--- Begin Raw data ---
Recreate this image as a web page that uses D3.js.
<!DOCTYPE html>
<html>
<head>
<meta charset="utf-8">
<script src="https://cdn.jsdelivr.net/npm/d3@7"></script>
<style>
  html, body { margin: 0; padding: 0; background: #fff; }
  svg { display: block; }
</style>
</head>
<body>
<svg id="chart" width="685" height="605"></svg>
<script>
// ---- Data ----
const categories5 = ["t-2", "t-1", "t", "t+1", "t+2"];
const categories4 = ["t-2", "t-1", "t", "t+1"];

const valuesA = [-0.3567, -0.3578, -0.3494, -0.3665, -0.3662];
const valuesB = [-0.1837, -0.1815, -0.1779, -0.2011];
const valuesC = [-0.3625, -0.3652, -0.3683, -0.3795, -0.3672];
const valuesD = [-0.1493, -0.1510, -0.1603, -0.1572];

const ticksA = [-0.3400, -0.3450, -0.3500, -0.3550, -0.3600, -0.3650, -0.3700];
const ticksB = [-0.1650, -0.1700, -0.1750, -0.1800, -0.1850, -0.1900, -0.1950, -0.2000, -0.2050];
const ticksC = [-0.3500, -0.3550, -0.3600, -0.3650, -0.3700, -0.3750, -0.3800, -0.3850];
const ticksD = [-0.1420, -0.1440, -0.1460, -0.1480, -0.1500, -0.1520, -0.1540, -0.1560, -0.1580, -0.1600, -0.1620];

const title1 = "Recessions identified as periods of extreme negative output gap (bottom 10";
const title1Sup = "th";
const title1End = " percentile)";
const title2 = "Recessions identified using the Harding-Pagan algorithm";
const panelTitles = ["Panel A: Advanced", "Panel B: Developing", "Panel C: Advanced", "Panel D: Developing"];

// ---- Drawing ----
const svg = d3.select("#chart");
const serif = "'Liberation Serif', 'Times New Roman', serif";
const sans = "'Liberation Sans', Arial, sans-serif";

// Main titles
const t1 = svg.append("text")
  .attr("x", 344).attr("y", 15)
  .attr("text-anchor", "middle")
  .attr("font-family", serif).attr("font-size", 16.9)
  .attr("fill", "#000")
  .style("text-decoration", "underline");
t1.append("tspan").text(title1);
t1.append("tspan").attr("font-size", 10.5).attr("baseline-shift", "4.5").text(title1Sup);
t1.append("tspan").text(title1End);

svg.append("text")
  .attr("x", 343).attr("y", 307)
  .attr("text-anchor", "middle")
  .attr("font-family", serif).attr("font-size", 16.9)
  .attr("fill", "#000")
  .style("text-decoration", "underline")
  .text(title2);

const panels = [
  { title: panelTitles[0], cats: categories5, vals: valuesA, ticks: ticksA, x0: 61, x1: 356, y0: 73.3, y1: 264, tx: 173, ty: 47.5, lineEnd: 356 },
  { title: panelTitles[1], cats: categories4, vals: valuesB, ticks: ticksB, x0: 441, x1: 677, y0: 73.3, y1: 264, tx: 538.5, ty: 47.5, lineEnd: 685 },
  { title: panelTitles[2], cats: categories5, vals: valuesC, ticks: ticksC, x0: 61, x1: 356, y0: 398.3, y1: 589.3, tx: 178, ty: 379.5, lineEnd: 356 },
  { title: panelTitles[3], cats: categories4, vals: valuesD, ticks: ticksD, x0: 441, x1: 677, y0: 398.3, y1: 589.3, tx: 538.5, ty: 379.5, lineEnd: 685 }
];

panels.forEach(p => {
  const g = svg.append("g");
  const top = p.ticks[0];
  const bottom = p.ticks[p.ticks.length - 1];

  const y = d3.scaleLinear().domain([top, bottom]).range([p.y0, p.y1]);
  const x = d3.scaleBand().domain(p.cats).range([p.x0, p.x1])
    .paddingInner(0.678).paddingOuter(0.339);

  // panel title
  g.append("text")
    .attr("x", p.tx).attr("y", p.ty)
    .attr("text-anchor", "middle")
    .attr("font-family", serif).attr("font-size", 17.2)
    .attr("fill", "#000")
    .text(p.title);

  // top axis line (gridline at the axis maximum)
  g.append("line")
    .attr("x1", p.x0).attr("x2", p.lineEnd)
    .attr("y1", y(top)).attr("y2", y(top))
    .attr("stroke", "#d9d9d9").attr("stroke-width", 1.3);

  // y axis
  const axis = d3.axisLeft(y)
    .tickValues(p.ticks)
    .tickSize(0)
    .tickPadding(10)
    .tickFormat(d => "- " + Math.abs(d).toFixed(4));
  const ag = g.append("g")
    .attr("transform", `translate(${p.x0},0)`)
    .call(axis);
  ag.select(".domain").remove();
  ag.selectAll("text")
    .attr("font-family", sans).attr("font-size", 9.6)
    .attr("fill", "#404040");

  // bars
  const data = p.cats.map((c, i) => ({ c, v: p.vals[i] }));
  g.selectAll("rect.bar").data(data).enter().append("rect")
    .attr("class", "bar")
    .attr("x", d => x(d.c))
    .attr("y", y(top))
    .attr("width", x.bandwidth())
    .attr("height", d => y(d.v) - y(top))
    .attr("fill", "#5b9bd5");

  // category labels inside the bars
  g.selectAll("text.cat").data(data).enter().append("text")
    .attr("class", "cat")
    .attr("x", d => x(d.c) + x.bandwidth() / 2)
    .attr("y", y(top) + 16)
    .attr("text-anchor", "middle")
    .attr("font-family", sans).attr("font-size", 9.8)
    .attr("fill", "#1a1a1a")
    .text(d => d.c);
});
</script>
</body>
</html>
--- End Raw data ---
--- Begin Raw data ---
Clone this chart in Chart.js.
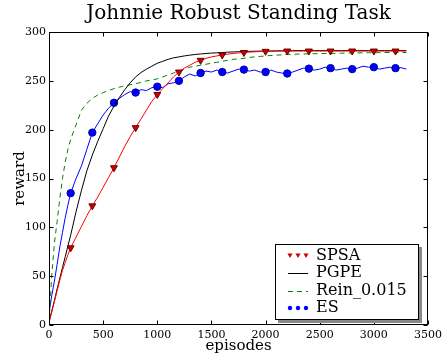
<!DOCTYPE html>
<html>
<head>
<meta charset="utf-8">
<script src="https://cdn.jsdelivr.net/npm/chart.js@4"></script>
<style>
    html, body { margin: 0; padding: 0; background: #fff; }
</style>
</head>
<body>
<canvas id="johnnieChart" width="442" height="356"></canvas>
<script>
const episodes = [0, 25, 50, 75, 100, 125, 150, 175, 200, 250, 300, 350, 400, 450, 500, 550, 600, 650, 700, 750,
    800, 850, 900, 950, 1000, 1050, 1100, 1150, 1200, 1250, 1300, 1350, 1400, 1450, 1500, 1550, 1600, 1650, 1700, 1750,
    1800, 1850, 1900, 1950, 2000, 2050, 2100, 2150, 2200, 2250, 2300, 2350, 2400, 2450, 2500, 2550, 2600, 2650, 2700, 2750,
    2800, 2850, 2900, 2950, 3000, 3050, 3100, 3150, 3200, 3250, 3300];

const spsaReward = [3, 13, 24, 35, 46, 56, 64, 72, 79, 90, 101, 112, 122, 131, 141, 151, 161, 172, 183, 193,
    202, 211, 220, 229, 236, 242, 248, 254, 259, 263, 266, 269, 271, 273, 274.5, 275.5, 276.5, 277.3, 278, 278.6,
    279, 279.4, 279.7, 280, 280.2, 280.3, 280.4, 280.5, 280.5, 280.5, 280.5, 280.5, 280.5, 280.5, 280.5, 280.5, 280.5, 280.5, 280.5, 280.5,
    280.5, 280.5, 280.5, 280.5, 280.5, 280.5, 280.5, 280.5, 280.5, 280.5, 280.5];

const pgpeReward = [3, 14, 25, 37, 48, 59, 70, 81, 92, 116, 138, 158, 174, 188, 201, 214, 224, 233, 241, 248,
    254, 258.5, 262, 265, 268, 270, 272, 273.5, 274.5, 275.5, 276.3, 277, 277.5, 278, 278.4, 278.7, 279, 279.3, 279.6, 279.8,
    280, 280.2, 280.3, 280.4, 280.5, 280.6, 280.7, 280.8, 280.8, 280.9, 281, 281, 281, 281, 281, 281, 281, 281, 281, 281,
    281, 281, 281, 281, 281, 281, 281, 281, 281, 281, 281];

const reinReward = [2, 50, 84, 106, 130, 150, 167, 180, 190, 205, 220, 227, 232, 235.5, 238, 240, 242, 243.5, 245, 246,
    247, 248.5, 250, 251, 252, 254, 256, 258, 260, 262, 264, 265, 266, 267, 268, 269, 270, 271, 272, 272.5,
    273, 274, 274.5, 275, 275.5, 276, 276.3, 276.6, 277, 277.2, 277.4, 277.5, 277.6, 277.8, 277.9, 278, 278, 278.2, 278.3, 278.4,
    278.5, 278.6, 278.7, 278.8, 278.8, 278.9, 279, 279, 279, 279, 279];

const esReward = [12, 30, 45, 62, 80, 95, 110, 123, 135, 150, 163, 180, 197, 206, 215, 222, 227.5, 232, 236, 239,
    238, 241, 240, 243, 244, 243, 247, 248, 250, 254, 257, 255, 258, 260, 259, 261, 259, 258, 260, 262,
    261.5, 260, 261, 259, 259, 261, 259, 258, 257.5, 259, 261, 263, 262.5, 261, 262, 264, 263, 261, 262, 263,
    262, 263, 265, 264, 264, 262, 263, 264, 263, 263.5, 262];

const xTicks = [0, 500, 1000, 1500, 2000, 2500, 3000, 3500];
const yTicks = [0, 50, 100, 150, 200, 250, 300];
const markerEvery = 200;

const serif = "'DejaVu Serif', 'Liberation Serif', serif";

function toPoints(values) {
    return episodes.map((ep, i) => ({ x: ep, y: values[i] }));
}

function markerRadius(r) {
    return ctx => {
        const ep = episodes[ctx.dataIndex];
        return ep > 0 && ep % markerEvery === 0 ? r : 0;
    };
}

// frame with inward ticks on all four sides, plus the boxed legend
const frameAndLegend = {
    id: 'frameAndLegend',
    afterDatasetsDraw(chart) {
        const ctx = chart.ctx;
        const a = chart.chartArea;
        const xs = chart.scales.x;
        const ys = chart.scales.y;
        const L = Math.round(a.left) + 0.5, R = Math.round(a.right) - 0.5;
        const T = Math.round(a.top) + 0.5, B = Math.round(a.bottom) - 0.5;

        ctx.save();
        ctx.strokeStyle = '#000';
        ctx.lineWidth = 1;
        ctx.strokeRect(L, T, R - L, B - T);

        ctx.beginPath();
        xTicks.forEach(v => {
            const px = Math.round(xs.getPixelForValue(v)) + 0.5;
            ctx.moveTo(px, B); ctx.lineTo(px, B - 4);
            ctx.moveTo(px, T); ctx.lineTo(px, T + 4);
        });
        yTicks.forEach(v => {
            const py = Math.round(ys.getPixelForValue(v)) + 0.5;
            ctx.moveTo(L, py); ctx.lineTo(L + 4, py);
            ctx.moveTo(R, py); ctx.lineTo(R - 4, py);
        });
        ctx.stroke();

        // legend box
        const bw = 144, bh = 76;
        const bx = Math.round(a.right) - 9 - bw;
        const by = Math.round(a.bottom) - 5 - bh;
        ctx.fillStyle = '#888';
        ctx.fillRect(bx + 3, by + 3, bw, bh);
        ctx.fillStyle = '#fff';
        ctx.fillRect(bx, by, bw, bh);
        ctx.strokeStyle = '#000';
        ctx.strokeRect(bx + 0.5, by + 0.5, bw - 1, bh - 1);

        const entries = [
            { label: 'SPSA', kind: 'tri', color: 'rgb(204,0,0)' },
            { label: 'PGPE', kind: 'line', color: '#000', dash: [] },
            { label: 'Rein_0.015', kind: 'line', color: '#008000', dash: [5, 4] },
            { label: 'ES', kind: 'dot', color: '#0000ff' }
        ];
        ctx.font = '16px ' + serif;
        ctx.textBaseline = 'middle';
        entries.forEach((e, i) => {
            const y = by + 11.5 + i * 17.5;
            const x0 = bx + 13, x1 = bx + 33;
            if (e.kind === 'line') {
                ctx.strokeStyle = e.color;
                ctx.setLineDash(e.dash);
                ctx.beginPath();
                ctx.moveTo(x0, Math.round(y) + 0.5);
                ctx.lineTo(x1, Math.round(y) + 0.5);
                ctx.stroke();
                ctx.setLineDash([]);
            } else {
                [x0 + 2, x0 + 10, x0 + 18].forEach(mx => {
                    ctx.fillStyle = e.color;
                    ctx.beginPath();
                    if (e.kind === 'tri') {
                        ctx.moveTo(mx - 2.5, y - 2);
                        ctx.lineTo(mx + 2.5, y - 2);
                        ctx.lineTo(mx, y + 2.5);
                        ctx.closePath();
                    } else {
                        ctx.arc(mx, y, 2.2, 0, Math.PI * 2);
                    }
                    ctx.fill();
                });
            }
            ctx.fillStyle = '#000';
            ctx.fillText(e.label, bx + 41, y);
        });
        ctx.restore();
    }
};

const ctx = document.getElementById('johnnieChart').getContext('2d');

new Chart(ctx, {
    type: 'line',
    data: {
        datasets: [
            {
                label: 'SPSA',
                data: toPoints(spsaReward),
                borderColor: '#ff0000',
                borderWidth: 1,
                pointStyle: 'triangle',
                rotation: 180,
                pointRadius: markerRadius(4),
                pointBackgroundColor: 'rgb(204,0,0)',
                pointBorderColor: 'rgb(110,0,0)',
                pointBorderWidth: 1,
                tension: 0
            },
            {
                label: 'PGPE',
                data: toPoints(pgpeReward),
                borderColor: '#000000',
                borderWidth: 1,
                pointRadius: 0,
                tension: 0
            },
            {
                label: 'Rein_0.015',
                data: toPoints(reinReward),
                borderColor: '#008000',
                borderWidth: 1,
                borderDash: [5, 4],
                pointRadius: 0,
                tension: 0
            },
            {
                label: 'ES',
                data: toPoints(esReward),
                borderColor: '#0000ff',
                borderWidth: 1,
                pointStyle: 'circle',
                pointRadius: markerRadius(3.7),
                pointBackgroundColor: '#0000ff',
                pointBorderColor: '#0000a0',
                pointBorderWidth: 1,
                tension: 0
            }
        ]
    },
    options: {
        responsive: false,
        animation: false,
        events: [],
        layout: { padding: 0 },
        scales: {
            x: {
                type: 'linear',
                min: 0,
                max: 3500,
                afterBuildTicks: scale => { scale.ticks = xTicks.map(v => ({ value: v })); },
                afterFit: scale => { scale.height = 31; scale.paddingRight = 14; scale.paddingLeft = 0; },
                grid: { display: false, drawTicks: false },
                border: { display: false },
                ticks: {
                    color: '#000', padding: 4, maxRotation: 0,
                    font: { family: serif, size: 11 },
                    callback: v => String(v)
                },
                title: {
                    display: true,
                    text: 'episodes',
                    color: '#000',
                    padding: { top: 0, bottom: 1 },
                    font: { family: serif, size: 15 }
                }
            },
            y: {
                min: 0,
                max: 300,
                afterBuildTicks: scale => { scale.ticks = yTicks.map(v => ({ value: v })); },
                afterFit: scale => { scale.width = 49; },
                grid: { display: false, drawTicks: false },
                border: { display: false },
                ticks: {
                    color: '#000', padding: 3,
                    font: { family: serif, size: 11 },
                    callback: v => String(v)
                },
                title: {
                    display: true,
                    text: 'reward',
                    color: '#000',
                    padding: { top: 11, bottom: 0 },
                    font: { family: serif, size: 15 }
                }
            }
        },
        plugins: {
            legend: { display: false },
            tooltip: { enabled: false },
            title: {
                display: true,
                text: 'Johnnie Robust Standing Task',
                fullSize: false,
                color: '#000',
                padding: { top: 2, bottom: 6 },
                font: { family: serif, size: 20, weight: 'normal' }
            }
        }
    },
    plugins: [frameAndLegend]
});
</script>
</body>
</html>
--- End Raw data ---
Instructions to follow — Report how many lines of the preceding records include "this". Output the number only.

Exercise output — 2